Now, imagine yourself in that first room and let’s assume it is filled with sights, sounds, smells and all sorts of other things that you can experience with your senses. So much so, in fact that you can’t quite experience and remember all of them. You spend as much time as you want, studying as much of the room as possible, before moving to the next room. Let’s say you master 80% of what there is to master. Then you move onto the next room to experience whatever lies within.
Here’s the thing though. You can only remember so much before the memory begins to fade and you forget some things. When you get into the new space, you have new stuff to process and organize in your head. Making room for the new stuff means forgetting some of the old stuff. Let’s say you forget a third of what you tried to remember of the first room by the time you get to the 80% point in the new room. Your head now contains 66% of 80% of the first room and 80% of the second room. You can do the math. I’ll wait.

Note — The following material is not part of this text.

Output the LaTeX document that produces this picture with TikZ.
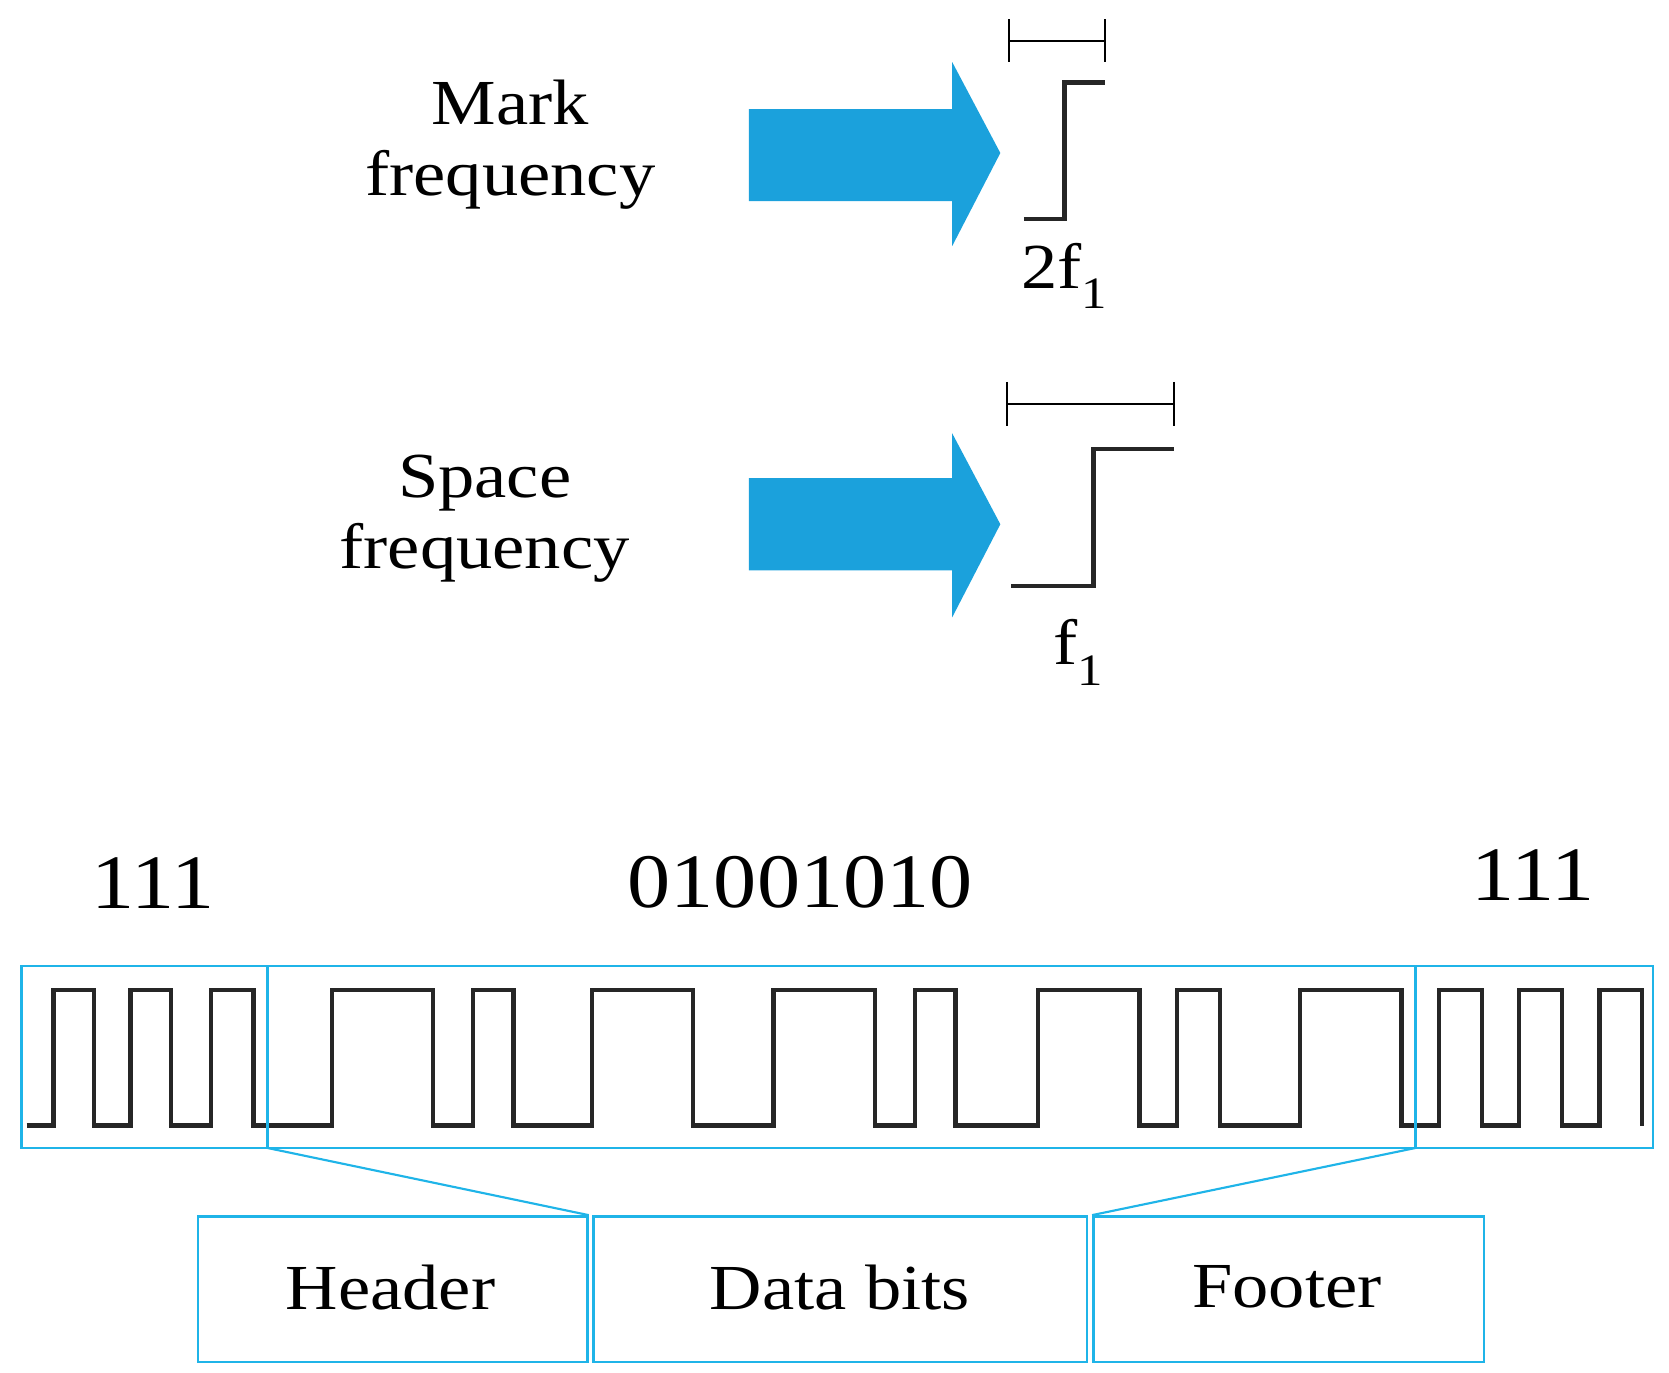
\documentclass[tikz,border=0pt]{standalone}
\usepackage{fontspec}
\setmainfont{Liberation Serif}
\begin{document}
\begin{tikzpicture}[x=1pt,y=-1pt,
  bl/.style={draw=boxblue,line width=2.5pt},
  wave/.style={line width=4pt,line join=miter,black!85},
  arr/.style={fill=arrblue,draw=none},
  lab/.style={font=\fontsize{60}{66}\selectfont,align=center,xscale=1.13,transform shape},
  num/.style={font=\fontsize{72}{76}\selectfont,xscale=1.12,transform shape}]
\definecolor{boxblue}{HTML}{1FB4E8}
\definecolor{arrblue}{HTML}{1BA1DC}
\useasboundingbox (0,0) rectangle (1560,1283);
% top
\node[lab] (mark) at (477,135) {Mark\\frequency};
\node[lab] (space) at (453,485) {Space\\frequency};
\fill[arr] (700,102) -- (890,102) -- (890,58) -- (935,143) -- (890,230) -- (890,188) -- (700,188) -- cycle;
\fill[arr] (700,447) -- (890,447) -- (890,405) -- (935,490) -- (890,577) -- (890,533) -- (700,533) -- cycle;
\draw[wave] (957,205) -- (995,205) -- (995,77) -- (1033,77);
\draw[line width=2pt] (943,38) -- (1033,38) (943,18) -- (943,58) (1033,18) -- (1033,58);
\node[lab] (f2) at (995,258) {2f\textsubscript{1}};
\draw[wave] (945,548) -- (1022,548) -- (1022,420) -- (1097,420);
\draw[line width=2pt] (941,378) -- (1097,378) (941,357) -- (941,398) (1097,357) -- (1097,398);
\node[lab] (f1) at (1008,610) {f\textsubscript{1}};
% bits
\node[num] (h) at (143,825) {111};
\node[num] (d) at (748,825) {01001010};
\node[num] (ft) at (1433,818) {111};
% waveform
\draw[wave] (25,1052)
  \foreach \u/\d in {50/88,122/160,197/237,310/405,442/480,553/648,723/818,855/893,970/1065,1100/1140,1215/1310,1345/1385,1420/1460,1495/1535}
  { -- (\u,1052) -- (\u,925) -- (\d,925) -- (\d,1052) };
% boxes
\draw[bl] (20,903) rectangle (1545,1073);
\draw[bl] (250,903) -- (250,1073) (1323,903) -- (1323,1073);
\node[bl,minimum width=364pt,minimum height=136pt,inner sep=0] (hb) at (367,1205) {};
\node[lab] at (365,1203) {Header};
\node[bl,minimum width=461pt,minimum height=136pt,inner sep=0] (db) at (785.5,1205) {};
\node[lab] at (785,1203) {Data bits};
\node[bl,minimum width=365pt,minimum height=136pt,inner sep=0] (fb) at (1204.5,1205) {};
\node[lab] at (1203,1203) {Footer};
\draw[boxblue,line width=2pt] (250,1073) -- (hb.north east);
\draw[boxblue,line width=2pt] (1323,1073) -- (fb.north west);
\end{tikzpicture}
\end{document}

If you move into the third room, you forget even more of the first room. You can see where this is headed. Keep moving from room to room and before long you only have vague recollections of what happened in the first rooms where you started. Even if you write stuff down you’re recollections are bound to get out of whack. When it comes to why you picked one door over another or what you were thinking at the time, well, your memory will be clouded by the present. It’s called recency bias.
Now, instead of you moving from room to room, imagine it is generations of men. The first generation operates in the first room. The next generation moves onto the second room, taking with them as much as they can recall being taught to them by the first generation. Then the third generation moves onto its phase of existence, having only second hand memories of their grandparent’s age. It does not take but a few generations before the people in the present are thoroughly detached from their ancestors. All they have are recollections of recollections.

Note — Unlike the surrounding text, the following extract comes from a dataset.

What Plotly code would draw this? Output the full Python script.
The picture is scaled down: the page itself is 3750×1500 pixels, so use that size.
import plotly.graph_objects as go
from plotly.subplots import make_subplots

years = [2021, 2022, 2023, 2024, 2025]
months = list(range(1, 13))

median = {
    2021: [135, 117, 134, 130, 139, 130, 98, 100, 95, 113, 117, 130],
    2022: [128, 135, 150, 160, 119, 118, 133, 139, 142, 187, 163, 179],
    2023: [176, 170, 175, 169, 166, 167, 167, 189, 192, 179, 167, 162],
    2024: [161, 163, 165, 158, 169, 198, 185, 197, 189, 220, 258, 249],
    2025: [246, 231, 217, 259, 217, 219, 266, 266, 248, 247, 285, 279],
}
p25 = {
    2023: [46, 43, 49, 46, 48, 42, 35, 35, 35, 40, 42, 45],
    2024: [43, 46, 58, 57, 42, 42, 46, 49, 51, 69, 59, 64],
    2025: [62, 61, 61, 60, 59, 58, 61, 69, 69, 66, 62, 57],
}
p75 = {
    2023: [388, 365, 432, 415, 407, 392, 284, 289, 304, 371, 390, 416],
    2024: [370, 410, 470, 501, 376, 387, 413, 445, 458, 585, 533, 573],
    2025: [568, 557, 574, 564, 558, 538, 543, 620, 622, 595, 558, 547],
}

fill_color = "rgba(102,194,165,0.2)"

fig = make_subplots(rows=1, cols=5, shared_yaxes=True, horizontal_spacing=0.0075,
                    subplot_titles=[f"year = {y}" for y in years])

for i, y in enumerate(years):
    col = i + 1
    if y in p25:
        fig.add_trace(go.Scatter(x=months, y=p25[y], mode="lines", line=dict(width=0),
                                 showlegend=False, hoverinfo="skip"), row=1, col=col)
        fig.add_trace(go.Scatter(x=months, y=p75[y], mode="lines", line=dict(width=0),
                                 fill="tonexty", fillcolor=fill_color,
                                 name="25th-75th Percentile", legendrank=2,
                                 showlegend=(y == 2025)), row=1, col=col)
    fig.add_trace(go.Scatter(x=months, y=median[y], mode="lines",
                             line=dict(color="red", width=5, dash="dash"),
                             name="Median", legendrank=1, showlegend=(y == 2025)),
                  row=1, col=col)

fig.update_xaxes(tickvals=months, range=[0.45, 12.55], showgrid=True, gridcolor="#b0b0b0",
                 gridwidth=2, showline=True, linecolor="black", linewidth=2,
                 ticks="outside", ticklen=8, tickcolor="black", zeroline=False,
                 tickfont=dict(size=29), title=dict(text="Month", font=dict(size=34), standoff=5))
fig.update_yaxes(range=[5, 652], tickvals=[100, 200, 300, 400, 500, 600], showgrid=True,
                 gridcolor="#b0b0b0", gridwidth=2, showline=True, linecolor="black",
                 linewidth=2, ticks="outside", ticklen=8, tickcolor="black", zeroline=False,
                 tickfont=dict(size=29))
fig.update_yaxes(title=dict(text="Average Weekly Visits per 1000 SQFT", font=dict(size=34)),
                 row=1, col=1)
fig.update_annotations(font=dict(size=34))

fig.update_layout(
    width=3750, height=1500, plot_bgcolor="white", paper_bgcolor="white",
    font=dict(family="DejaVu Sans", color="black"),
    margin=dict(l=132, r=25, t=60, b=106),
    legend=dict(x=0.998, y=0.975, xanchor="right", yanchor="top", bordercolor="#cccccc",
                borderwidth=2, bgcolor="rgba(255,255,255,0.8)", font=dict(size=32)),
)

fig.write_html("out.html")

That’s where the modern conservative finds himself in this age of turmoil. I was listening to someone on the radio the other day, lamenting the fact that no matter what happens in the election, the “conservative movement” is mortally wounded. The Trump insurgency has forever marginalized those rock-ribbed conservatives and their dreams of managerial technocracy. They did not put it that way, but that was the flavor of it. The person saying this clearly had no recollection of where the Right started or the road it had taken to end up at what some think is its terminus.

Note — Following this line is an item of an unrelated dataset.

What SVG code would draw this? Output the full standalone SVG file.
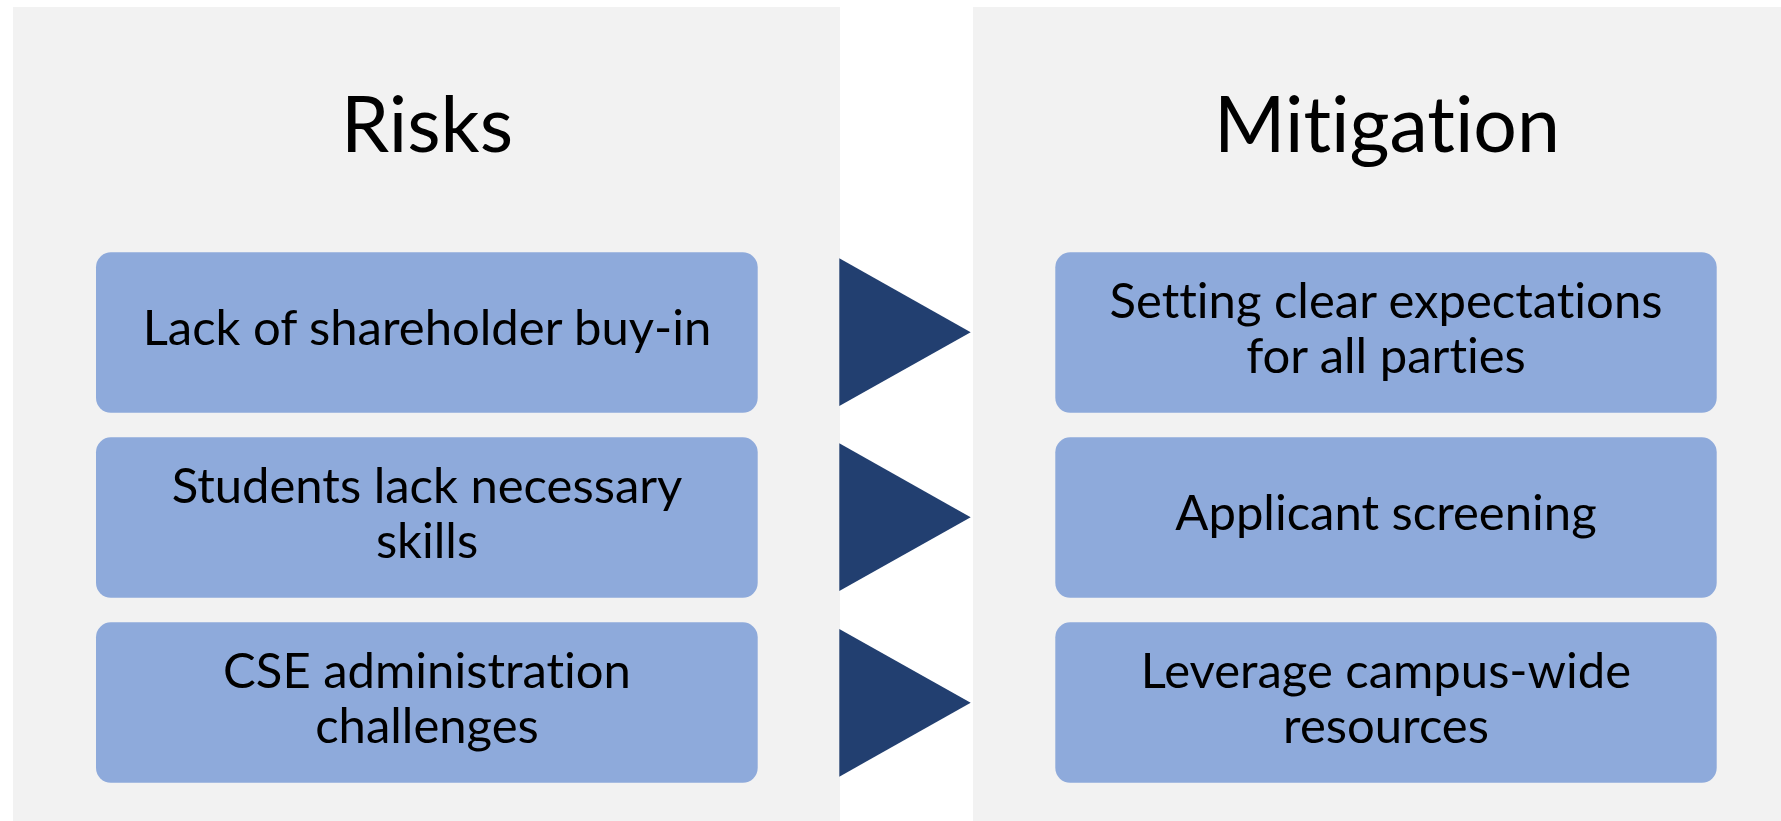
<svg xmlns="http://www.w3.org/2000/svg" width="1781" height="821" viewBox="0 0 1781 821">
<style>
.panel{fill:#F2F2F2}
.box{fill:#8EAADB}
.tri{fill:#223F70}
text{font-family:Lato,"Open Sans","Liberation Sans",sans-serif;fill:#000;text-anchor:middle;font-variant-ligatures:none;font-feature-settings:"liga" 0}
.title{font-size:77px}
.lbl{font-size:49px}
</style>
<rect width="1781" height="821" fill="#FFFFFF"/>
<g id="panel-risks">
<rect class="panel" x="13" y="7" width="827" height="814"/>
<text class="title" x="427" y="152">Risks</text>
</g>
<g id="panel-mitigation">
<rect class="panel" x="973" y="7" width="827" height="814"/>
<text class="title" x="1387" y="152">Mitigation</text>
</g>
<g id="risk1">
<rect class="box" x="96" y="252.3" width="661.7" height="160.5" rx="15"/>
<text class="lbl" x="427" y="345">Lack of shareholder buy-in</text>
</g>
<g id="risk2">
<rect class="box" x="96" y="437.3" width="661.7" height="160.5" rx="15"/>
<text class="lbl" x="427" y="502.5">Students lack necessary</text>
<text class="lbl" x="427" y="557.5">skills</text>
</g>
<g id="risk3">
<rect class="box" x="96" y="622.3" width="661.7" height="160.5" rx="15"/>
<text class="lbl" x="427" y="687.5">CSE administration</text>
<text class="lbl" x="427" y="742.5">challenges</text>
</g>
<g id="mit1">
<rect class="box" x="1055.3" y="252.3" width="661.4" height="160.5" rx="15"/>
<text class="lbl" x="1386" y="317.5">Setting clear expectations</text>
<text class="lbl" x="1386" y="372.5">for all parties</text>
</g>
<g id="mit2">
<rect class="box" x="1055.3" y="437.3" width="661.4" height="160.5" rx="15"/>
<text class="lbl" x="1386" y="530">Applicant screening</text>
</g>
<g id="mit3">
<rect class="box" x="1055.3" y="622.3" width="661.4" height="160.5" rx="15"/>
<text class="lbl" x="1386" y="687.5">Leverage campus-wide</text>
<text class="lbl" x="1386" y="742.5">resources</text>
</g>
<g id="connectors">
<polygon class="tri" points="839.3,258.3 970.7,332.3 839.3,406"/>
<polygon class="tri" points="839.3,443.3 970.7,517.3 839.3,591"/>
<polygon class="tri" points="839.3,629 970.7,702.7 839.3,776.7"/>
</g>
</svg>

The fact is, Official Conservatism is so far from where it started, it is a crime against the language to call it “conservative.” The traditional American Right was always an individual liberty cause, which starts and ends with freedom of association. Everything that can be “conservative” rests on the basic idea that you have a basic right to associate with whom you like, when you like, on the terms you like. No one on the modern Right has talked about that in so long it is now forbidden knowledge.
The people writing at the big foot conservative publications never think about such things. Most of them came into the world of political ideology thinking that conservatism was about cutting taxes and losing wars of choice. The geezers came along when conservatism was focused on fighting the Russians and trying to figure out how to get around Roe in order to curtail abortion. The neocons are pretty much just hyper-violent globalists with a bizarre grudge against the Russians.
It’s why Trump’s talk about law and order, for example, sounds so alien and weird to the modern right-winger. To their ears, it almost sounds like Trump is hostile to government, which is crazy talk on the Right these days. That’s because the modern conservative is so far removed from the time when conservatism stood for ordered liberty that it is no longer even a recollection of a recollection. It is no longer part of their mental landscape so it falls outside their definition of conservative.
One can go on forever about the wrong turns the Right has made over the decades. Lord knows I’ve written enough on the topic. None of which really matters all that much, as the modern Right is where it is, in this time, a time when it no longer has anything to offer those outside the statist ideology of modern globalism. The alternative to post-national managerialism cannot be a different version of post-national managerialism. That’s why people, particularly young people, are turning their back on it, heading off to other rooms.